The Rosemount Museum, pronounced "Rosemont" is a historic house museum in Pueblo, Colorado, it is situated on a square block at the corner of one of the highest points in north Pueblo and across the street from UCHealth Parkview Medical Center. It is a 24,000-square-foot, three story mansion with attic and basement and contains thirty-seven rooms. It was begun in 1891 and completed in 1893 for John A. Thatcher and his family. A 6,000-square-foot carriage house was also built on the property.

== History ==
John Thatcher moved from Pennsylvania to Colorado, where he prospered in the dry goods business before branching into banking, mining, and cattle ranching. He married Margaret Ann Henry of Platteville, WI in 1866. Built with pink Rhyolite volcanic rock for the exterior and a multitude of different woods for the interior; cherry, mahogany, maple and oak, the mansion housed the Thatcher family for decades. John, the patriarch of the family passed in 1913 and his last living child, Raymond C. Thatcher died in 1968.

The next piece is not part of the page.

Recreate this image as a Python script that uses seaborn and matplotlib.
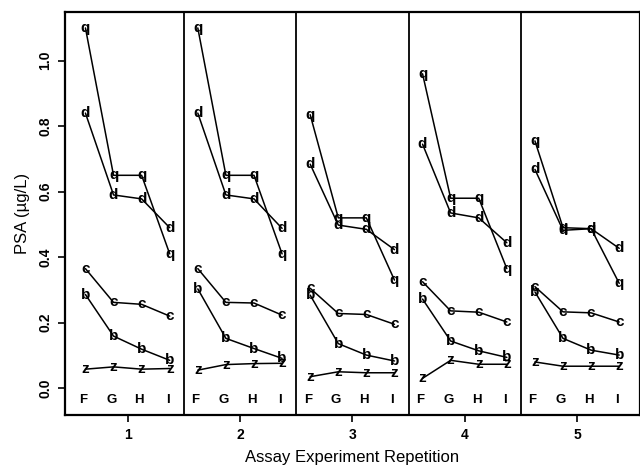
import numpy as np
import pandas as pd
import matplotlib
matplotlib.use("Agg")
import matplotlib.pyplot as plt
import seaborn as sns

# -------------------------
# DATA
# -------------------------
repetitions = [1, 2, 3, 4, 5]
conditions = ["F", "G", "H", "I"]
cond_offset = [-0.375, -0.125, 0.125, 0.375]

# one list per sample letter, 4 conditions x 5 repetitions
q_vals = [1.10, 0.65, 0.65, 0.41,
          1.10, 0.65, 0.65, 0.41,
          0.835, 0.52, 0.52, 0.33,
          0.96, 0.58, 0.58, 0.365,
          0.755, 0.49, 0.487, 0.32]
d_vals = [0.84, 0.59, 0.578, 0.49,
          0.84, 0.59, 0.578, 0.488,
          0.684, 0.498, 0.485, 0.423,
          0.745, 0.535, 0.52, 0.444,
          0.668, 0.482, 0.487, 0.427]
c_vals = [0.365, 0.262, 0.256, 0.22,
          0.365, 0.262, 0.26, 0.223,
          0.305, 0.228, 0.225, 0.195,
          0.325, 0.236, 0.232, 0.202,
          0.31, 0.233, 0.23, 0.202]
b_vals = [0.286, 0.159, 0.119, 0.085,
          0.303, 0.152, 0.121, 0.091,
          0.284, 0.136, 0.101, 0.083,
          0.272, 0.144, 0.114, 0.094,
          0.294, 0.152, 0.116, 0.101]
z_vals = [0.058, 0.065, 0.058, 0.06,
          0.055, 0.072, 0.075, 0.076,
          0.035, 0.05, 0.047, 0.047,
          0.03, 0.085, 0.073, 0.073,
          0.08, 0.067, 0.067, 0.067]

samples = {"q": q_vals, "d": d_vals, "c": c_vals, "b": b_vals, "z": z_vals}

rows = []
for letter, vals in samples.items():
    k = 0
    for rep in repetitions:
        for cond, off in zip(conditions, cond_offset):
            rows.append({"sample": letter, "rep": rep, "cond": cond,
                         "x": rep + off, "psa": vals[k]})
            k += 1
df = pd.DataFrame(rows)
df["unit"] = df["sample"] + df["rep"].astype(str)

# -------------------------
# PLOT
# -------------------------
sns.set_style("white")
plt.rcParams["font.family"] = ["Liberation Sans", "DejaVu Sans"]
plt.rcParams["text.color"] = "black"
plt.rcParams["axes.labelcolor"] = "black"

fig = plt.figure(figsize=(6.4, 4.7), dpi=100)
ax = fig.add_axes([0.101, 0.117, 0.899, 0.857])

sns.lineplot(data=df, x="x", y="psa", units="unit", estimator=None,
             color="black", lw=1.1, sort=False, ax=ax, legend=False)

for _, r in df.iterrows():
    ax.text(r["x"], r["psa"], r["sample"], ha="center", va="center",
            fontsize=11, fontweight="bold", color="black")

# condition letters along the bottom of each panel
for rep in repetitions:
    for cond, off in zip(conditions, cond_offset):
        ax.text(rep + off - 0.02, -0.036, cond, ha="center", va="center",
                fontsize=9.5, fontweight="bold")

# panel separators
for sep in [1.5, 2.5, 3.5, 4.5]:
    ax.axvline(sep, color="black", lw=1.3)

ax.set_xlim(0.44, 5.56)
ax.set_ylim(-0.082, 1.148)
ax.set_xticks(repetitions)
ax.set_xticklabels([str(r) for r in repetitions], fontsize=10, fontweight="bold")
ax.set_yticks([0.0, 0.2, 0.4, 0.6, 0.8, 1.0])
ax.set_yticklabels(["0.0", "0.2", "0.4", "0.6", "0.8", "1.0"],
                   rotation=90, va="center", fontsize=10, fontweight="bold")
ax.tick_params(axis="both", direction="out", length=5, width=1.2,
               left=True, bottom=True, pad=4, colors="black")

for s in ax.spines.values():
    s.set_color("black")
    s.set_linewidth(1.6)

ax.set_xlabel("Assay Experiment Repetition", fontsize=12, labelpad=6)
ax.set_ylabel("PSA (\u00b5g/L)", fontsize=12, labelpad=6)

fig.savefig("out.png", dpi=100)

After Raymond's death the mansion was donated to the city of Pueblo who in turn donated the property to the Metropolitan Museum Association. In 1969 a public trust was established by the Thatcher family for the creation of a nonprofit house museum.

Rosemount along with the Goodnight Barn were the first places in Pueblo County added to the National Register of Historic Places. Both were added on July 30, 1974.

== Collection ==
The house and most of its furnishings remain as they were when the family lived there.

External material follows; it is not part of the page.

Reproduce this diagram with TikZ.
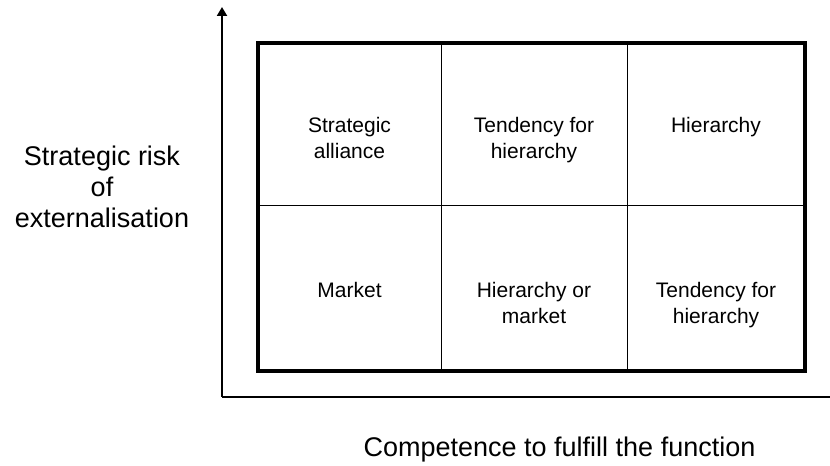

The third floor houses the Andrew McClelland collection of artifacts. McClelland was a wealthy magnate and acquaintance of the family. He gathered the artifacts on his travels around the world including an Egyptian mummy.

==Media==
- The interior of the Rosemount appears in the Terrence Malick directed film, Badlands. Where it serves as the interior of the rich man's (portrayed by John Carter) house.
- The Rosemount is featured in A&E's America's Castles in the episode "Frontier Castles" which originally aired in August 1994.
- The Rosemount is profiled in HGTV's "Christmas Castles" in an episode that aired December 24, 1999.